"The city of Philadelphia has accepted a new generation of players who are in love with the club -- they are winners now," said Hall of Famer Mike Schmidt.
Schmidt was the World Series and NL MVP in 1980, when the Phillies won their only championship, making them the last of the 16 original franchises to win the Fall Classic. Schmidt played his entire 18-year career in Philadelphia, competing in 12 All-Star games, winning 10 Gold Gloves and two more MVP awards.
"The Phillies may not be the best team in baseball on paper," Schmidt said. "There are a lot of good clubs this year -- the Angels, Rays and Cubs. But the Phillies have a fantastic shot at it and are riding high."
He believes the key to winning a World Series is pitching.
"You need to have three or even four good starters and a solid bullpen to win," said Schmidt, who will watch Thursday night as Philadelphia's Cole Hamels takes the mound against the Dodgers' Derek Lowe in Game 1 of the NL Championship Series. "It is important to have experience as well -- guys that can go out there and play like it is an everyday occurrence."
Von Hayes, a Phillies teammate of Schmidt for nine seasons, agrees.
"The strength of starting pitchers and closers are very important in the postseason," said Hayes, who participated with Schmidt at the Hall of Fame's recent Fantasy Camp. "If your team's closer is on fire, you have a big advantage."
Hayes played mostly right field and first base for the Indians, Phillies and Angels during his career. He believes the Phillies have an outstanding chance at winning it all this year -- largely due to the play of second baseman Chase Utley.
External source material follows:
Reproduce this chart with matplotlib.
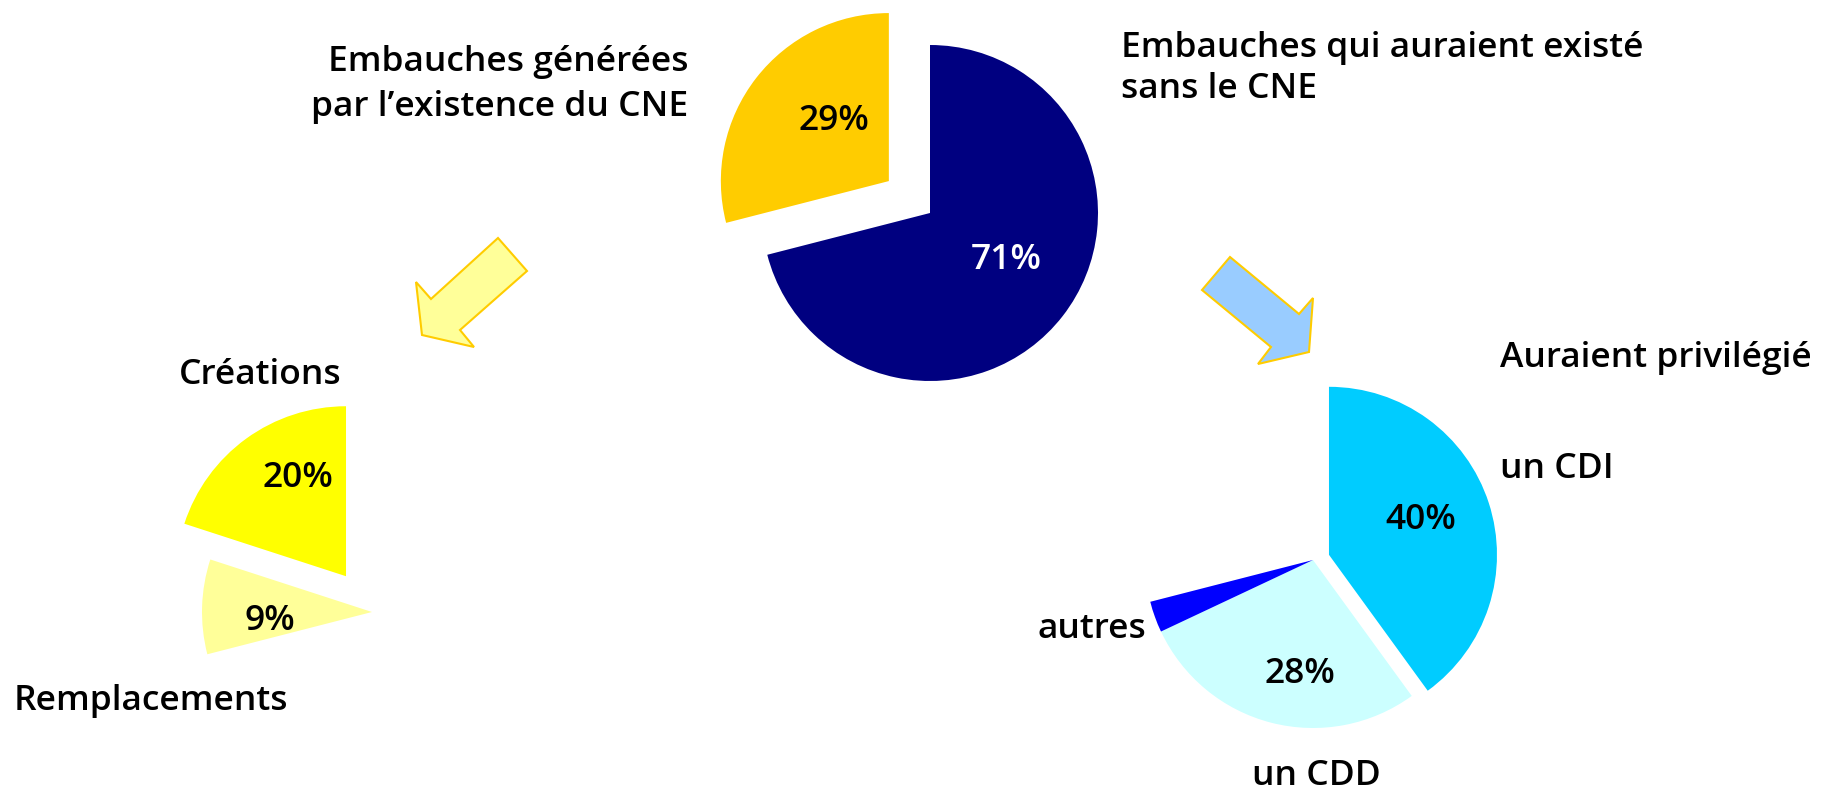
import matplotlib.pyplot as plt
from matplotlib.patches import Polygon

plt.rcParams['font.family'] = ['Open Sans', 'DejaVu Sans']

W, H = 1845, 792

# embauches en CNE : générées par le CNE / auraient existé sans
top_values = [29, 71]
top_colors = ['#FFCC00', '#000080']
top_pct_colors = ['black', 'white']

# embauches générées : créations / remplacements (reste invisible)
gen_values = [20, 9, 71]
gen_colors = ['#FFFF00', '#FFFF99', 'none']

# embauches qui auraient existé : CDI / CDD / autres (reste invisible)
alt_values = [40, 28, 3, 29]
alt_colors = ['#00CCFF', '#CCFFFF', '#0000FF', 'none']


def Y(y):
    # coordonnées image (y vers le bas) -> axes (y vers le haut), petit décalage
    return H - y - 3


fig = plt.figure(figsize=(W / 100, H / 100), dpi=100)
ax = fig.add_axes([0, 0, 1, 1])

wp = dict(linewidth=0)

# camembert du haut
r = 168
ax.pie(top_values, colors=top_colors, startangle=90, counterclock=True,
       explode=[0.31 * r, 0], radius=r, center=(930, H - 213),
       wedgeprops=wp, frame=True)

# camembert en bas a gauche
r2 = 170
ax.pie(gen_values, colors=gen_colors, startangle=90, counterclock=True,
       explode=[0.26 * r2, 0, 0], radius=r2, center=(372, H - 612),
       wedgeprops=wp, frame=True)

# camembert en bas a droite
r3 = 168
ax.pie(alt_values, colors=alt_colors, startangle=90, counterclock=False,
       explode=[0.10 * r3, 0, 0, 0], radius=r3, center=(1313, H - 560),
       wedgeprops=wp, frame=True)

# pourcentages
pkw = dict(fontsize=25.5, fontweight='semibold', ha='center', va='center')
pct_pos = [(834, 118), (1006, 257)]
for v, (x, y), c in zip(top_values, pct_pos, top_pct_colors):
    ax.text(x, Y(y), f'{v}%', color=c, **pkw)
for v, (x, y) in zip(gen_values[:2], [(298, 475), (270, 618)]):
    ax.text(x, Y(y), f'{v}%', **pkw)
for v, (x, y) in zip(alt_values[:2], [(1421, 517), (1300, 671)]):
    ax.text(x, Y(y), f'{v}%', **pkw)

# libellés
kw = dict(fontsize=25.5, fontweight='semibold', va='center')
ax.text(688, Y(59), 'Embauches générées', ha='right', **kw)
ax.text(688, Y(104), 'par l\u2019existence du CNE', ha='right', **kw)
ax.text(1121, Y(45), 'Embauches qui auraient existé', ha='left', **kw)
ax.text(1121, Y(86), 'sans le CNE', ha='left', **kw)
ax.text(179, Y(372), 'Créations', ha='left', **kw)
ax.text(14, Y(698), 'Remplacements', ha='left', **kw)
ax.text(1500, Y(355), 'Auraient privilégié', ha='left', **kw)
ax.text(1500, Y(466), 'un CDI', ha='left', **kw)
ax.text(1146, Y(626), 'autres', ha='right', **kw)
ax.text(1252, Y(773), 'un CDD', ha='left', **kw)

# flèches
left_arrow = [(498, 238), (527, 271), (460, 330), (474, 347), (422, 335),
              (416, 282), (431, 299)]
right_arrow = [(1230, 257), (1299, 314), (1313, 298), (1309, 352),
               (1258, 364), (1271, 347), (1202, 290)]
ax.add_patch(Polygon([(x, H - y) for x, y in left_arrow], closed=True,
                     facecolor='#FFFF99', edgecolor='#FFCC00', linewidth=1.5))
ax.add_patch(Polygon([(x, H - y) for x, y in right_arrow], closed=True,
                     facecolor='#99CCFF', edgecolor='#FFCC00', linewidth=1.5))

ax.set_xlim(0, W)
ax.set_ylim(0, H)
ax.axis('off')

fig.savefig('out.png', dpi=100)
"I like the way he goes about the game," Hayes said. "He does a lot for the team from the defensive standpoint, which is often overlooked because of his offensive numbers."
Hayes got a taste of postseason success when he saw action in the 1983 World Series, but the Phillies lost in five games to the Orioles. He now lives in Florida, so he has another postseason team to root for, the Tampa Bay Rays.
Hall of Famer Robin Roberts is also looking for a Phillies-Rays World Series. He, too, lives near Tampa.
"I follow both teams closely," Roberts said. "The Phillies haven't had a whole lot of success since they made it to the World Series in 1993. I would like to see the Rays do well, but when it comes down to it, I will root for the Phillies."
Roberts was an All-Star pitcher for the 1950 team that won the pennant for the first time in 35 years. He played the majority of his 19-year career with the Phillies, appearing in seven All-Star games.
All three former Phillies will be watching closely as the team inches toward the Fall Classic -- especially Schmidt, who believes that another World Series would become the biggest moment in Philadelphia sports history.
"It's an exciting time in Philadelphia baseball."